We want to multiply by $x$ but is $x >0$. We don't know $x <1$ so it may or may not be.

Case 4: $0 < x <1$.

So $\frac {1-x}x > -1\implies 1 -x > -x$ and $1 > 0$. That is always true so $0 < x< 1$ is a solution.

Let's keep moving down the number line.

Case 5: $x=0$. We can rule that out as that is dividing by $0$.

Case 6: $x < 0$. Then $\frac {1-x}x > -1\implies 1-x < -x \implies 1<0$. That is false.

So.... we are done. $0< x < 1$ is the only solution.

=====

BTW "However, the correct answer, which is clear from the first approach"

I suspect it is not as clear as you thought it was and you lucked out.

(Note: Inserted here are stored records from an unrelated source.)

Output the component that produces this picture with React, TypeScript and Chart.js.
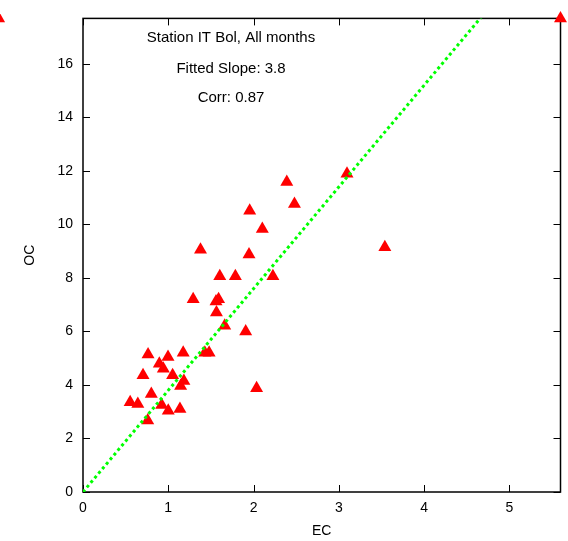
import { useEffect, useRef } from 'react';
import { Chart, registerables } from 'chart.js';

Chart.register(...registerables);

// EC (x) and OC (y) values
const ecValues = [
  0.763, 0.997, 1.175, 0.895, 0.942, 1.051, 0.704, 1.183, 1.145, 0.801,
  0.553, 0.643, 0.923, 1.0, 1.137, 0.759, 1.429, 1.479,
  1.955, 2.103, 1.378, 1.947, 1.604, 1.787, 2.227, 1.292, 1.56, 1.59,
  1.565, 1.662, 1.908, 2.39, 2.48, 3.096, 3.54, 2.036, 5.6,
];
const ocValues = [
  5.14, 5.05, 5.2, 4.79, 4.61, 4.36, 4.36, 4.15, 3.96, 3.66,
  3.35, 3.29, 3.25, 3.04, 3.1, 2.67, 5.2, 5.2,
  10.51, 9.83, 9.05, 8.88, 8.06, 8.06, 8.06, 7.2, 7.12, 7.2,
  6.71, 6.21, 6.0, 11.59, 10.76, 11.89, 9.15, 3.88, 17.7,
];

// Fitted line (slope 3.8) end points
const fitLineEC = [0, 4.7];
const fitLineOC = [0, 17.86];

// Partially visible key sample at the top-left corner
const keyEC = [-0.99];
const keyOC = [17.7];

const xTicks = [0, 1, 2, 3, 4, 5];
const yTicks = [0, 2, 4, 6, 8, 10, 12, 14, 16];
const xRange = [0, 5.6];
const yRange = [0, 17.7];

const xTitle = 'EC';
const yTitle = 'OC';
const annotationLines = ['Station IT Bol, All months', 'Fitted Slope: 3.8', 'Corr: 0.87'];

const FONT_FAMILY = '"Liberation Sans", Arial, Helvetica, sans-serif';

export default function App() {
  const canvasRef = useRef<HTMLCanvasElement | null>(null);

  useEffect(() => {
    const canvas = canvasRef.current;
    if (!canvas) return;

    const font = { family: FONT_FAMILY, size: 14 };

    const framePlugin = {
      id: 'frameAndTicks',
      beforeDatasetsDraw(chart: any) {
        const { ctx, chartArea: a, scales } = chart;
        ctx.save();
        ctx.strokeStyle = '#000';
        ctx.lineWidth = 1;
        const tl = 7;
        ctx.beginPath();
        for (const t of scales.x.ticks) {
          const px = Math.round(scales.x.getPixelForValue(t.value)) + 0.5;
          ctx.moveTo(px, a.bottom);
          ctx.lineTo(px, a.bottom - tl);
          ctx.moveTo(px, a.top);
          ctx.lineTo(px, a.top + tl);
        }
        for (const t of scales.y.ticks) {
          const py = Math.round(scales.y.getPixelForValue(t.value)) + 0.5;
          ctx.moveTo(a.left, py);
          ctx.lineTo(a.left + tl, py);
          ctx.moveTo(a.right, py);
          ctx.lineTo(a.right - tl, py);
        }
        ctx.stroke();
        ctx.lineWidth = 1.5;
        ctx.strokeRect(a.left, a.top, a.right - a.left, a.bottom - a.top);
        ctx.restore();
      },
      afterDatasetsDraw(chart: any) {
        // key sample lies outside the chart area; draw its element without area clipping
        const meta = chart.getDatasetMeta(2);
        const { ctx } = chart;
        ctx.save();
        meta.data.forEach((el: any) => el.draw(ctx));
        ctx.restore();
      },
      afterDraw(chart: any) {
        const { ctx } = chart;
        ctx.save();
        ctx.fillStyle = '#000';
        ctx.font = `15px ${FONT_FAMILY}`;
        ctx.textAlign = 'center';
        ctx.textBaseline = 'middle';
        const ys = [38, 69, 98];
        annotationLines.forEach((s, i) => ctx.fillText(s, 231, ys[i]));
        ctx.restore();
      },
    };

    const chart = new Chart(canvas, {
      type: 'scatter',
      data: {
        datasets: [
          {
            label: 'fit',
            type: 'line',
            data: fitLineEC.map((x, i) => ({ x, y: fitLineOC[i] })),
            borderColor: '#00ff00',
            borderWidth: 3,
            borderDash: [3, 3],
            pointRadius: 0,
            showLine: true,
            fill: false,
            order: 0,
          } as any,
          {
            label: 'OC vs EC',
            data: ecValues.map((x, i) => ({ x, y: ocValues[i] })),
            pointStyle: 'triangle',
            pointRadius: 7.5,
            backgroundColor: '#ff0000',
            borderColor: '#ff0000',
            borderWidth: 0,
            clip: false,
            order: 1,
          } as any,
          {
            label: 'key',
            data: keyEC.map((x, i) => ({ x, y: keyOC[i] })),
            pointStyle: 'triangle',
            pointRadius: 7.5,
            backgroundColor: '#ff0000',
            borderColor: '#ff0000',
            borderWidth: 0,
            clip: false,
            order: 2,
          } as any,
        ],
      },
      options: {
        animation: false,
        responsive: false,
        devicePixelRatio: 1,
        layout: { padding: { left: 0, right: 6, top: 15, bottom: 0 } },
        plugins: { legend: { display: false }, tooltip: { enabled: false } },
        scales: {
          x: {
            type: 'linear',
            min: xRange[0],
            max: xRange[1],
            afterFit(s: any) {
              s.height = 49;
            },
            afterBuildTicks(s: any) {
              s.ticks = xTicks.map((v) => ({ value: v }));
            },
            ticks: { font, color: '#000', padding: 7.6, includeBounds: false },
            grid: { display: false, drawTicks: false },
            border: { display: false },
            title: { display: true, text: xTitle, font, color: '#000', padding: { top: 0, bottom: 1.6 } },
          },
          y: {
            type: 'linear',
            min: yRange[0],
            max: yRange[1],
            afterFit(s: any) {
              s.width = 83;
            },
            afterBuildTicks(s: any) {
              s.ticks = yTicks.map((v) => ({ value: v }));
            },
            ticks: { font, color: '#000', padding: 10, includeBounds: false },
            grid: { display: false, drawTicks: false },
            border: { display: false },
            title: { display: true, text: yTitle, font, color: '#000', padding: { top: 21.6, bottom: 0 } },
          },
        },
      } as any,
      plugins: [framePlugin],
    });

    return () => chart.destroy();
  }, []);

  return (
    <div style={{ position: 'absolute', left: 0, top: 0, width: 568, height: 541, background: '#fff' }}>
      <canvas ref={canvasRef} width={568} height={541} style={{ width: 568, height: 541, display: 'block' }} />
    </div>
  );
}
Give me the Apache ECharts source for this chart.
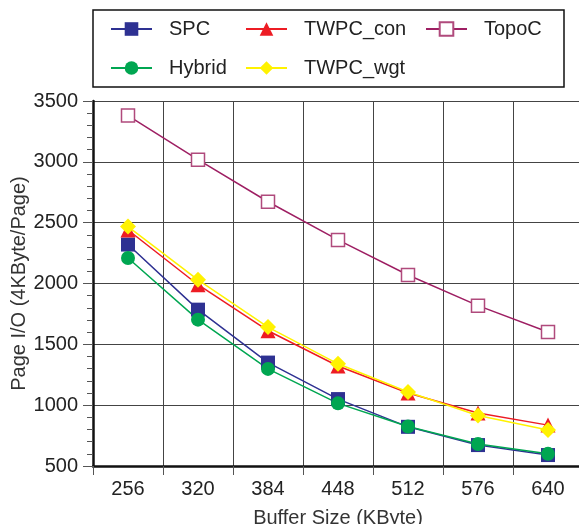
<!DOCTYPE html>
<html>
<head>
<meta charset="utf-8">
<script src="https://cdn.jsdelivr.net/npm/echarts@6/dist/echarts.min.js"></script>
<style>html,body{margin:0;padding:0;background:#fff}#c{width:579px;height:524px}</style>
</head>
<body>
<div id="c"></div>
<script>
var categories = ['256', '320', '384', '448', '512', '576', '640'];
var spc = [2320, 1785, 1350, 1050, 822, 672, 590];
var twpcCon = [2440, 1990, 1612, 1322, 1100, 935, 836];
var topoC = [3380, 3018, 2672, 2358, 2070, 1818, 1602];
var hybrid = [2210, 1703, 1298, 1015, 825, 681, 600];
var twpcWgt = [2468, 2030, 1642, 1340, 1108, 915, 796];
var yTicks = [500, 1000, 1500, 2000, 2500, 3000, 3500];

var FONT = 'Liberation Sans, Arial, Helvetica, sans-serif';
var chart = echarts.init(document.getElementById('c'), null, {renderer: 'canvas'});

function legendCol(left, names) {
  return {
    data: names,
    orient: 'vertical',
    left: left,
    top: 19,
    padding: 0,
    itemWidth: 41,
    itemHeight: 17,
    itemGap: 19,
    textStyle: {fontFamily: FONT, fontSize: 20, color: '#222', padding: [0, 0, 0, 12]},
    selectedMode: false
  };
}

chart.setOption({
  animation: false,
  backgroundColor: '#fff',
  grid: {left: 93, top: 101, width: 490, height: 365, containLabel: false, outerBoundsMode: 'none'},
  legend: [
    legendCol(110, ['SPC', 'Hybrid']),
    legendCol(245, ['TWPC_con', 'TWPC_wgt']),
    legendCol(425, ['TopoC'])
  ],
  graphic: [{
    type: 'rect',
    shape: {x: 93, y: 10, width: 471, height: 77},
    style: {fill: 'none', stroke: '#111', lineWidth: 1.5},
    z: 100
  }],
  xAxis: {
    type: 'category',
    data: categories,
    boundaryGap: true,
    name: 'Buffer Size (KByte)',
    nameLocation: 'middle',
    nameGap: 42,
    nameMoveOverlap: false,
    nameTextStyle: {fontFamily: FONT, fontSize: 20, color: '#333'},
    axisLine: {show: true, lineStyle: {color: '#111', width: 2.5}},
    axisTick: {show: true, length: 9, interval: 0, lineStyle: {color: '#555', width: 1}},
    axisLabel: {interval: 0, margin: 13, fontFamily: FONT, fontSize: 20, color: '#222'},
    splitLine: {show: true, interval: 0, lineStyle: {color: '#444', width: 1}}
  },
  yAxis: {
    type: 'value',
    min: yTicks[0],
    max: yTicks[yTicks.length - 1],
    interval: 500,
    name: 'Page I/O (4KByte/Page)',
    nameLocation: 'middle',
    nameRotate: 90,
    nameGap: 64,
    nameMoveOverlap: false,
    nameTextStyle: {fontFamily: FONT, fontSize: 20, color: '#333'},
    axisLine: {show: true, lineStyle: {color: '#111', width: 2.5}},
    axisTick: {show: true, length: 10, lineStyle: {color: '#555', width: 1}},
    minorTick: {show: true, splitNumber: 5, length: 6, lineStyle: {color: '#555', width: 1}},
    axisLabel: {margin: 15, fontFamily: FONT, fontSize: 20, color: '#222',
                formatter: function (v) { return String(v); }},
    splitLine: {show: true, lineStyle: {color: '#444', width: 1}}
  },
  series: [
    {name: 'SPC', type: 'line', data: spc, symbol: 'rect', symbolSize: 14,
     itemStyle: {color: '#2E3192'}, lineStyle: {color: '#2E3192', width: 1.5}},
    {name: 'TWPC_con', type: 'line', data: twpcCon, symbol: 'triangle', symbolSize: 15,
     itemStyle: {color: '#ED1C24'}, lineStyle: {color: '#ED1C24', width: 1.5}},
    {name: 'TopoC', type: 'line', data: topoC, symbol: 'rect', symbolSize: 13,
     itemStyle: {color: '#fff', borderColor: '#B04A7C', borderWidth: 1.5},
     lineStyle: {color: '#9E1F63', width: 1.5}},
    {name: 'Hybrid', type: 'line', data: hybrid, symbol: 'circle', symbolSize: 14,
     itemStyle: {color: '#00A651'}, lineStyle: {color: '#00A651', width: 1.5}},
    {name: 'TWPC_wgt', type: 'line', data: twpcWgt, symbol: 'diamond', symbolSize: 16,
     itemStyle: {color: '#FFF200'}, lineStyle: {color: '#FFF200', width: 1.5}}
  ]
});
</script>
</body>
</html>
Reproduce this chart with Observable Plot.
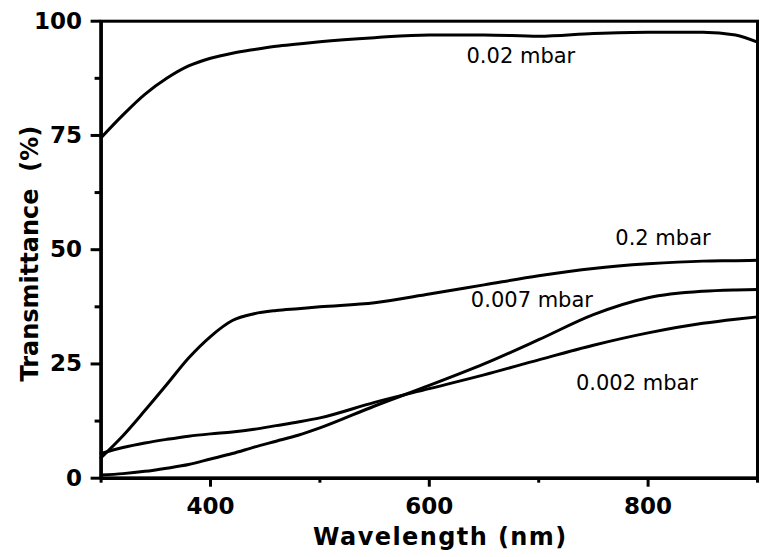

$\frac 1{x-x^2} > 0$ is valid.

So $x-x^2 > 0$. [We have a rule that $a > 0 \iff \frac 1a > 0$ and $a< 0\iff \frac 1a < 0$. This is because if $\frac 1a =0$ then $1=0\cdot a = 0$ and that's impossible. ANd if $a > 0$ and $\frac 1a < 0$ then we would have $\frac 1a < 0\implies a\cdot \frac 1a < a\cdot 0\implies 1 < 0$. And if $a<0$ and $\frac 1a >0$ we would have $a < 0\implies \frac 1a \cdot a < \frac 1a \cdot 0\implies 1 < 0$.]

Now we can go two ways here:

$x > x^2$ or $x(1-x) > 0$

If we do $x > x^2$ we know $x^2 \ge 0$ so $x > 0$. And we can divide both sides by $x$ WHICH IS POSITIVE to get $1 > x$ and $x > 0$ we have $0 < x < 1$.

If we do $x(1-x) >0$ we know that EITHER $x, 1-x$ are both positive or $x,1-x$ are both negative.

If $x, 1-x$ are both positive we get $0 < x < 1$.

If $x,1-x$ are both negative (I suspect you forgot to check this) we get $x < 0$ and $1-x < 0$ so $1 < x$. So $x < 0 < 1 < x$ which is a contradiction. So that is not the case.